Mount Washington Cog Railway © Rex Vogel, all rights reserved

Downbound Train: Return to Marshfield

Upon reboarding the train we noticed that the seats had been flipped back to face down the mountain. The locomotive was now at the lead end of the train and the Brakeman was inside at the brake wheels.

While the route down the mountain is the same, the vista seemed wider. We could appreciate the ruggedness and vast expanse of this sub-arctic terrain as it all unfolded in front of and around us. 

Mount Washington Cog Railway © Rex Vogel, all rights reserved

As the tracks curved to the left and pitched over onto Long Trestle and Jacob’s Ladder the entire length of the railway could be seen ahead and below—Halfway House, the Waumbek passing loop, and Marshfield Station. We could follow the line of Base Station Road out to Route 302, the red roofs of the Omni Mount Washington Resort, and the ski slopes and gondolas at Bretton Woods.

Mount Washington Cog Railway © Rex Vogel, all rights reserved

Winter comes early

Winter comes early to the higher elevations of the White Mountains and by the first week of October, the summit usually sees a frosting of feathery rime ice (frozen fog) and snow. Columbus Day weekend marks the end of the season for Mount Washington State Park as well as the Mount Washington Auto Road.

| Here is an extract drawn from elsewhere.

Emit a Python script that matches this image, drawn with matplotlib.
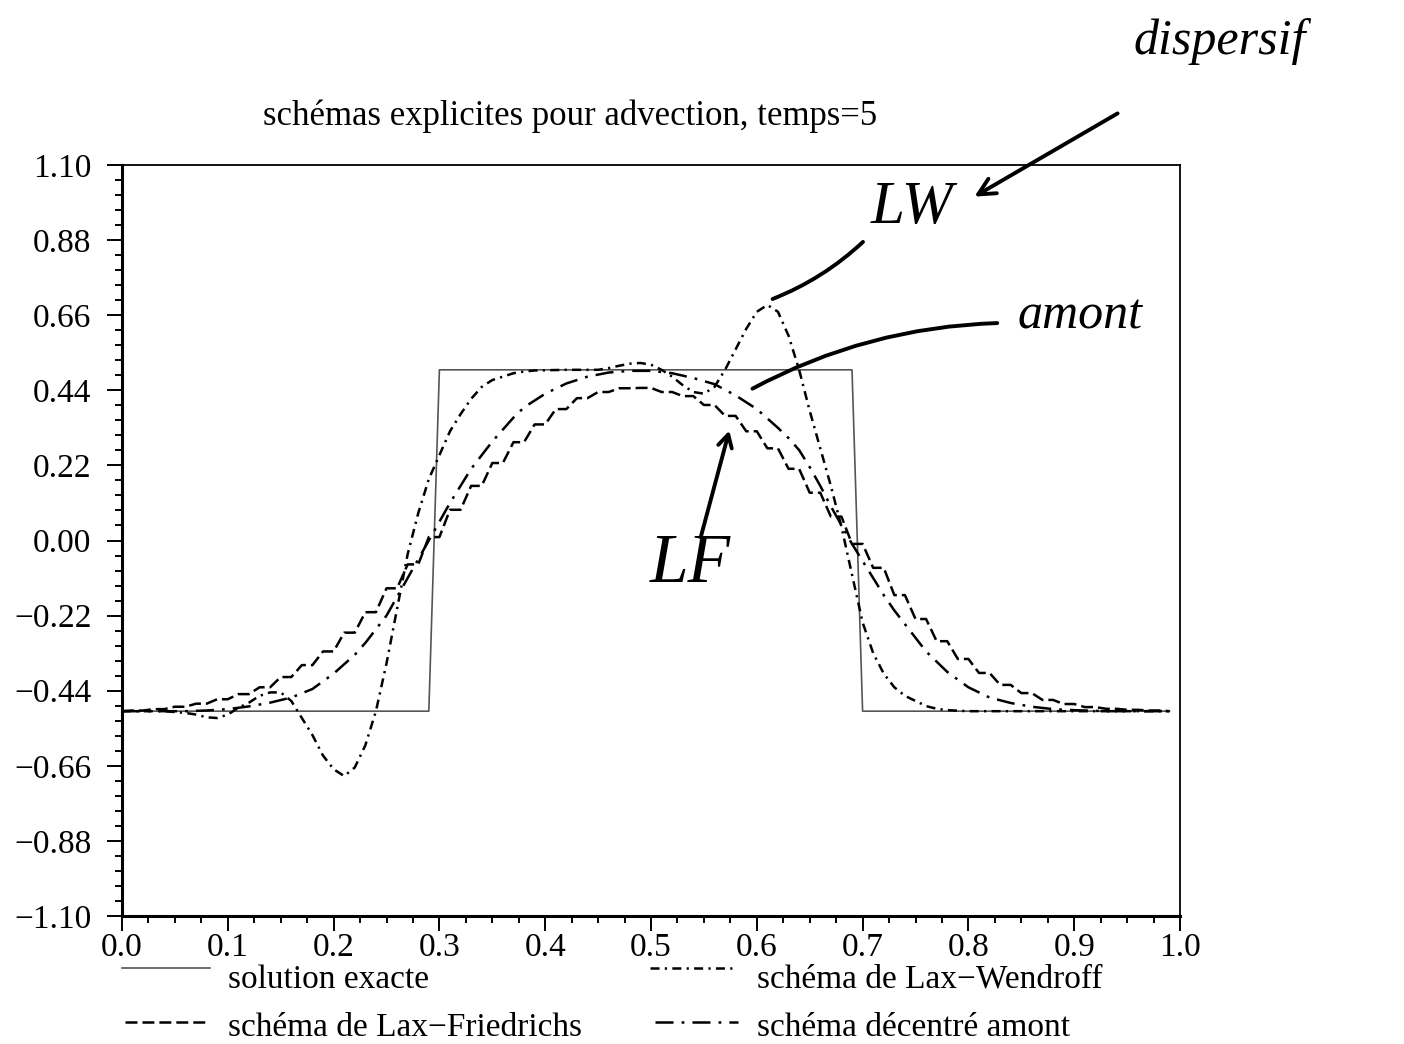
import matplotlib
matplotlib.use("Agg")
import matplotlib.pyplot as plt
from matplotlib.ticker import FixedLocator, MultipleLocator, FuncFormatter
import numpy as np

plt.rcParams['font.family'] = ['Liberation Serif', 'DejaVu Serif']
plt.rcParams['lines.scale_dashes'] = False

TITRE = "schémas explicites pour advection, temps=5"

# solution exacte (creneau)
x_exacte = [0.0, 0.29, 0.30, 0.69, 0.70, 0.99]
u_exacte = [-0.5, -0.5, 0.5, 0.5, -0.5, -0.5]

# schema de Lax-Wendroff
x_lw = [0.00, 0.04, 0.06, 0.07, 0.08, 0.09, 0.10, 0.11, 0.12, 0.13, 0.14, 0.15,
        0.16, 0.17, 0.18, 0.19, 0.20, 0.21, 0.22, 0.23, 0.24, 0.25, 0.26, 0.27,
        0.28, 0.29, 0.30, 0.31, 0.32, 0.33, 0.34, 0.35, 0.36, 0.37, 0.38, 0.39,
        0.42, 0.45, 0.46, 0.47, 0.48, 0.49, 0.50, 0.51, 0.52, 0.53, 0.54, 0.55,
        0.56, 0.57, 0.58, 0.59, 0.60, 0.61, 0.62, 0.63, 0.64, 0.65, 0.66, 0.67,
        0.68, 0.69, 0.70, 0.71, 0.72, 0.73, 0.74, 0.75, 0.76, 0.77, 0.78, 0.80,
        0.99]
u_lw = [-0.5, -0.5, -0.505, -0.51, -0.518, -0.52, -0.51, -0.49, -0.475, -0.455, -0.445, -0.445,
        -0.47, -0.52, -0.57, -0.63, -0.67, -0.69, -0.665, -0.6, -0.5, -0.36, -0.2, -0.04,
        0.08, 0.18, 0.25, 0.32, 0.37, 0.415, 0.45, 0.47, 0.48, 0.49, 0.495, 0.498,
        0.50, 0.50, 0.505, 0.512, 0.518, 0.52, 0.515, 0.50, 0.48, 0.455, 0.435, 0.43,
        0.45, 0.50, 0.56, 0.62, 0.67, 0.69, 0.67, 0.60, 0.50, 0.38, 0.27, 0.16,
        0.04, -0.10, -0.24, -0.33, -0.39, -0.43, -0.455, -0.47, -0.485, -0.493, -0.497, -0.5,
        -0.5]

# schema de Lax-Friedrichs (valeurs par paires -> escalier)
x_lf = np.round(np.arange(100) * 0.01, 2)
u_lf = [-0.5,
        -0.498, -0.498, -0.494, -0.494, -0.487, -0.487, -0.478, -0.478,
        -0.465, -0.465, -0.45, -0.45, -0.43, -0.43, -0.40, -0.40,
        -0.365, -0.365, -0.325, -0.325, -0.27, -0.27, -0.21, -0.21,
        -0.14, -0.14, -0.07, -0.07, 0.01, 0.01, 0.09, 0.09,
        0.16, 0.16, 0.227, 0.227, 0.288, 0.288, 0.34, 0.34,
        0.385, 0.385, 0.417, 0.417, 0.435, 0.435, 0.446, 0.446,
        0.447, 0.447, 0.435, 0.435, 0.423, 0.423, 0.397, 0.397,
        0.365, 0.365, 0.32, 0.32, 0.27, 0.27, 0.21, 0.21,
        0.14, 0.14, 0.07, 0.07, -0.01, -0.01, -0.08, -0.08,
        -0.16, -0.16, -0.23, -0.23, -0.295, -0.295, -0.347, -0.347,
        -0.388, -0.388, -0.423, -0.423, -0.447, -0.447, -0.467, -0.467,
        -0.479, -0.479, -0.488, -0.488, -0.493, -0.493, -0.496, -0.496,
        -0.498, -0.498, -0.5]

# schema decentre amont
x_amont = [0.00, 0.06, 0.08, 0.10, 0.12, 0.14, 0.16, 0.18, 0.20, 0.22, 0.23, 0.24,
           0.25, 0.26, 0.27, 0.28, 0.29, 0.30, 0.31, 0.32, 0.33, 0.34, 0.35, 0.36,
           0.37, 0.38, 0.39, 0.40, 0.42, 0.44, 0.46, 0.48, 0.50, 0.52, 0.54, 0.56,
           0.58, 0.60, 0.62, 0.63, 0.64, 0.65, 0.66, 0.67, 0.68, 0.69, 0.70, 0.71,
           0.72, 0.73, 0.74, 0.75, 0.76, 0.78, 0.80, 0.82, 0.84, 0.86, 0.88, 0.90,
           0.93, 0.99]
u_amont = [-0.5, -0.5, -0.498, -0.494, -0.486, -0.475, -0.46, -0.435, -0.39, -0.335, -0.30, -0.26,
           -0.22, -0.165, -0.11, -0.055, 0.0, 0.055, 0.11, 0.16, 0.21, 0.25, 0.29, 0.325,
           0.36, 0.39, 0.41, 0.43, 0.46, 0.48, 0.492, 0.497, 0.497, 0.49, 0.476, 0.458,
           0.425, 0.385, 0.33, 0.30, 0.265, 0.215, 0.16, 0.10, 0.045, -0.01, -0.06, -0.11,
           -0.16, -0.205, -0.245, -0.285, -0.325, -0.385, -0.43, -0.46, -0.476, -0.487, -0.494, -0.497,
           -0.5, -0.5]

STYLE_EXACTE = dict(color='#555555', lw=1.2, linestyle='-')
STYLE_LW = dict(color='black', lw=1.8, linestyle=(0, (6.5, 3.8, 1.6, 3.8)))
STYLE_LF = dict(color='black', lw=1.8, linestyle=(0, (8.6, 3.6)))
STYLE_AMONT = dict(color='black', lw=1.8, linestyle=(0, (13, 5.8, 2, 5.8)))

fig = plt.figure(figsize=(14.04, 10.44), dpi=100)
ax = fig.add_axes([122 / 1404, 1 - 916 / 1044, (1180 - 122) / 1404, (916 - 165) / 1044])

ax.plot(x_exacte, u_exacte, **STYLE_EXACTE)
ax.plot(x_lw, u_lw, **STYLE_LW)
ax.plot(x_lf, u_lf, **STYLE_LF)
ax.plot(x_amont, u_amont, **STYLE_AMONT)

ax.set_xlim(0, 1)
ax.set_ylim(-1.1, 1.1)

ax.yaxis.set_major_locator(FixedLocator(np.linspace(-1.1, 1.1, 11)))
ax.yaxis.set_minor_locator(MultipleLocator(0.044))
ax.xaxis.set_major_locator(MultipleLocator(0.1))
ax.xaxis.set_minor_locator(MultipleLocator(0.025))
ax.yaxis.set_major_formatter(FuncFormatter(lambda v, p: ("%.2f" % v).replace('-', '\u2212')))
ax.xaxis.set_major_formatter(FuncFormatter(lambda v, p: "%.1f" % v))

ax.tick_params(axis='both', which='major', direction='out', length=11, width=1.4, labelsize=24)
ax.tick_params(axis='both', which='minor', direction='out', length=5, width=1.4)
ax.tick_params(axis='y', which='major', pad=11)
ax.tick_params(axis='x', which='major', pad=1)

for s in ['left', 'bottom']:
    ax.spines[s].set_linewidth(2.2)
for s in ['top', 'right']:
    ax.spines[s].set_linewidth(1.3)

# calque en pixels pour titre, legende et annotations manuscrites
ov = fig.add_axes([0, 0, 1, 1])
ov.set_xlim(0, 1404)
ov.set_ylim(1044, 0)
ov.axis('off')

ov.text(263, 125, TITRE, fontsize=25, va='baseline', ha='left')

ov.plot([122, 210], [968, 968], **STYLE_EXACTE)
ov.text(228, 988, "solution exacte", fontsize=24, va='baseline')
ov.plot([650, 735], [968, 968], **STYLE_LW)
ov.text(757, 988, "schéma de Lax\u2212Wendroff", fontsize=24, va='baseline')
ov.plot([125, 208], [1022, 1022], **STYLE_LF)
ov.text(228, 1036, "schéma de Lax\u2212Friedrichs", fontsize=24, va='baseline')
ov.plot([655, 738], [1022, 1022], **STYLE_AMONT)
ov.text(757, 1036, "schéma décentré amont", fontsize=24, va='baseline')

# annotations a la main
main = dict(color='black', style='italic', ha='center', va='center')
ov.text(1220, 42, "dispersif", fontsize=36, **main)
ov.text(912, 208, "LW", fontsize=44, **main)
ov.text(1080, 316, "amont", fontsize=36, **main)
ov.text(690, 565, "LF", fontsize=50, **main)

ov.annotate('', xy=(770, 300), xytext=(865, 240),
            arrowprops=dict(arrowstyle='-', lw=2.8, connectionstyle='arc3,rad=-0.1'))
ov.annotate('', xy=(972, 198), xytext=(1120, 112),
            arrowprops=dict(arrowstyle='->,head_length=1.2,head_width=0.6', lw=2.8))
ov.annotate('', xy=(750, 390), xytext=(1000, 323),
            arrowprops=dict(arrowstyle='-', lw=2.8, connectionstyle='arc3,rad=0.12'))
ov.annotate('', xy=(730, 428), xytext=(700, 540),
            arrowprops=dict(arrowstyle='->,head_length=0.9,head_width=0.5', lw=2.8))

fig.savefig("out.png", dpi=100)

Mount Washington Cog Railway © Rex Vogel, all rights reserved

Shortly after the State Park summit facilities shut down for the winter, the Cog Railway summit operations cease as well. Weather permitting through the end of October and then again in the early spring, they may run trains up as high as Skyline but the primary destination throughout the winter is Waumbek Station (elevation 4,000 feet).

Related article: Boston Freedom Trail

Note: Plan to arrive 45 MINUTES before departure time to allow plenty of time for ticketing and restroom visits. All trains board 15 minutes before departure time.

Worth Pondering…

What New England is, is a state of mind, a place where dry humor and perpetual disappointment blend to produce an ironic pessimism that folks from away find most perplexing.